= Derek Smith (television producer) =

British television producer

Derek Smith (16 April 1927 – 17 March 2015) was a British producer whose body of work extended to more than 100 programmes or series. He was the creator and producer of the original BBC Television series of Top Gear and the adventure survival series Now Get Out of That.

== Early life ==
Smith was born in Kuala Lumpur, Federated Malay States, where his father worked for the Overseas Service. At the age of seven, he was sent to Ryde school on the Isle of Wight as a boarder. During summer holidays, Derek worked on his uncle’s farm. He obtained a degree in agriculture from Reading University, and his first job was as an agricultural adviser for Ranks flour mills in Liverpool. As principal agricultural adviser with the animal feeds division of Quaker Oats, at Southall, west London, he made a series of instructional short films for farmers.

== Early career ==
Smith joined the BBC in Birmingham in 1957, working as an assistant producer on the newly created Farming magazine programme. In the early 1960s he moved on to work on general programming, directing, and producing films and programmes on a range of subjects for the BBC.

== Military subjects ==
One of the first of a number of films he made about the services was Soldier In The Sun, a film looking at the Royal Anglian Regiment in Aden and Yemen (1964). The film has been chosen by the BBC for inclusion in its BBC Four Army Collection. Another was Singapore Twilight (1965) showing the closing tasks of Midland army units. Others include: The Last Outpost, a film about the Trucial Oman Scouts in Arabia (1965); Men Of Action, a Royal Marines team competition (1966); Fly The Helicopter, showing the RAF Search and Rescue at work (1966); They Speak The Language Anyway looking at life at a US Air Force base at Mildenhall in East Anglia. (1967)

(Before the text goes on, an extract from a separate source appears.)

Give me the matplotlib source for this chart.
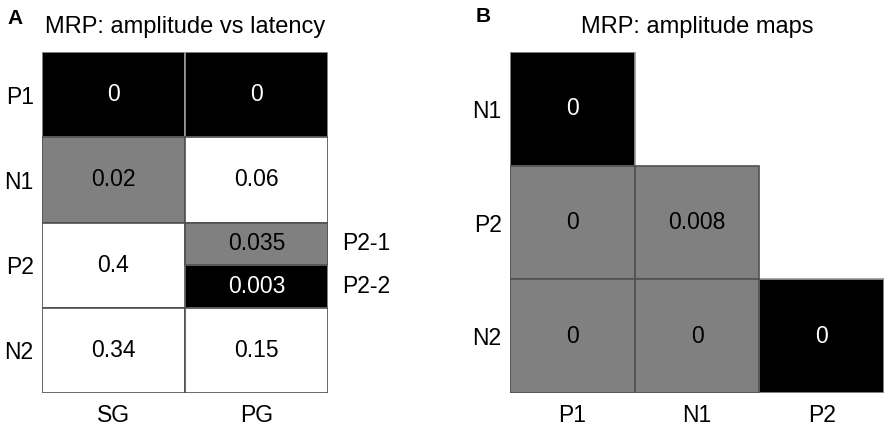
import matplotlib.pyplot as plt
from matplotlib.patches import Rectangle

plt.rcParams['font.family'] = ['Liberation Sans', 'DejaVu Sans']

# panel A: amplitude vs latency (p-values)
rows_a = ['P1', 'N1', 'P2', 'N2']
cols_a = ['SG', 'PG']
vals_sg = ['0', '0.02', '0.4', '0.34']
vals_pg = ['0', '0.06', ('0.035', '0.003'), '0.15']
shade_sg = ['k', 'g', 'w', 'w']
shade_pg = ['k', 'w', ('g', 'k'), 'w']
sub_labels = ['P2-1', 'P2-2']

# panel B: amplitude maps (lower triangle)
rows_b = ['N1', 'P2', 'N2']
cols_b = ['P1', 'N1', 'P2']
vals_b = [['0'], ['0', '0.008'], ['0', '0', '0']]
shade_b = [['k'], ['g', 'g'], ['g', 'g', 'k']]

FILL = {'k': 'black', 'g': '#808080', 'w': 'white'}
TXT = {'k': 'white', 'g': 'black', 'w': 'black'}
FS = 16.5


def cell(ax, x, y, w, h, label, shade):
    edge = '#9a9a9a' if shade == 'k' else '#505050'
    z = 1 if shade == 'k' else 2
    ax.add_patch(Rectangle((x, y), w, h, facecolor=FILL[shade], edgecolor=edge,
                           linewidth=1.2, zorder=z))
    ax.text(x + w / 2, y + h / 2, label, ha='center', va='center',
            color=TXT[shade], fontsize=FS, zorder=3)


W, H = 892, 429
fig = plt.figure(figsize=(W / 100, H / 100), dpi=100)

# ---- panel A
axA = fig.add_axes([42 / W, 36 / H, 286 / W, 341 / H])
axA.set_xlim(0, len(cols_a))
axA.set_ylim(len(rows_a), 0)
for i in range(len(rows_a)):
    cell(axA, 0, i, 1, 1, vals_sg[i], shade_sg[i])
    if isinstance(vals_pg[i], tuple):
        for k, (v, s) in enumerate(zip(vals_pg[i], shade_pg[i])):
            cell(axA, 1, i + k * 0.5, 1, 0.5, v, s)
            axA.text(len(cols_a) + 0.1, i + k * 0.5 + 0.25, sub_labels[k],
                     ha='left', va='center', fontsize=FS, clip_on=False)
    else:
        cell(axA, 1, i, 1, 1, vals_pg[i], shade_pg[i])
axA.set_yticks([i + 0.5 for i in range(len(rows_a))], rows_a, fontsize=FS)
axA.set_xticks([j + 0.5 for j in range(len(cols_a))], cols_a, fontsize=FS)
axA.tick_params(axis='y', length=0, pad=6)
axA.tick_params(axis='x', length=0, pad=8)
for s in axA.spines.values():
    s.set_visible(False)

# ---- panel B
axB = fig.add_axes([510 / W, 36 / H, 374 / W, 341 / H])
axB.set_xlim(0, len(cols_b))
axB.set_ylim(len(rows_b), 0)
for i, (row_v, row_s) in enumerate(zip(vals_b, shade_b)):
    for j, (v, s) in enumerate(zip(row_v, row_s)):
        cell(axB, j, i, 1, 1, v, s)
axB.set_yticks([i + 0.5 for i in range(len(rows_b))], rows_b, fontsize=FS)
axB.set_xticks([j + 0.5 for j in range(len(cols_b))], cols_b, fontsize=FS)
axB.tick_params(axis='y', length=0, pad=6)
axB.tick_params(axis='x', length=0, pad=8)
for s in axB.spines.values():
    s.set_visible(False)

# titles and panel letters
fig.text(7 / W, 1 - 18 / H, 'A', fontsize=15, fontweight='bold', va='center')
fig.text(185 / W, 1 - 27 / H, 'MRP: amplitude vs latency', fontsize=17,
         ha='center', va='center')
fig.text(476 / W, 1 - 17 / H, 'B', fontsize=15, fontweight='bold', va='center')
fig.text(697 / W, 1 - 27 / H, 'MRP: amplitude maps', fontsize=17,
         ha='center', va='center')

fig.savefig('out.png', dpi=100)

Smith produced The Flight Deck Story, the history of the aircraft carrier, filmed on and on off the coast of Vietnam. He also produced Mission To Hell, which followed the Bishop of Birmingham Leonard Wilson returning to Singapore to tell his story of war time imprisonment by the Japanese Army. Another military history film Smith made at this time was Jump Jet, the history of the Hawker Harrier, vertical take-off or land aircraft.

== General subjects ==
A film for the series The World About Us, The Lost River Of Gaping Gill showed cavers exploring the route of an underground river in Yorkshire.

In 1971, Smith was in the news when an advertisement for his documentary The Car Makers, which included a look behind the scenes of British Leyland's new Morris Marina car, inadvertently revealed the name and images of the car ahead of its launch.

A series of six films produced by Smith in 1974 was Journey Through Summer, in which actor and writer PJ Kavanagh viewed various parts of Britain through long-distance walks. The series received a positive review in the Daily Express, featuring Smith's production.

Smith also produced four films Archie Hill Comes Home, about the writer's return to the Black Country (1974). Four In Hand was a film Smith produced with Prince Philip, Duke of Edinburgh, discussing and demonstrating Carriage Driving Events (1974).

A studio based programme devised by Smith was Major Minor, a piano competition for 10-13 year-olds. A BBC Midlands programme, repeated on the network, it ran for three seasons and was presented by musician and composer Steve Race.

In 1975, Smith produced the film Return To Dunkirk, about the men who escaped from a massacre at Esquelbecq. Just A Year followed three of the survivors of the Birmingham pub bombs in November 1974 which killed 21 people.

In March 1977, Smith created and produced a new series for BBC Midlands, Top Gear. A magazine style programme, it ran for nine monthly episodes shown only in the Midlands region. The following year, it became a network show, broadcast nationally on BBC 2. Smith continued as series producer. A spin-off programme Smith also produced annually, was Rally Report a nightly report, including film, of the Lombard RAC Rally, also presented by William Woollard.

Smith produced several series of Kick Start, a competition based on the sport of motorcycle trials riding. An original programme devised by Smith was Now Get Out of That, an outdoor competition between two teams testing their survival abilities along with problem solving mental tests.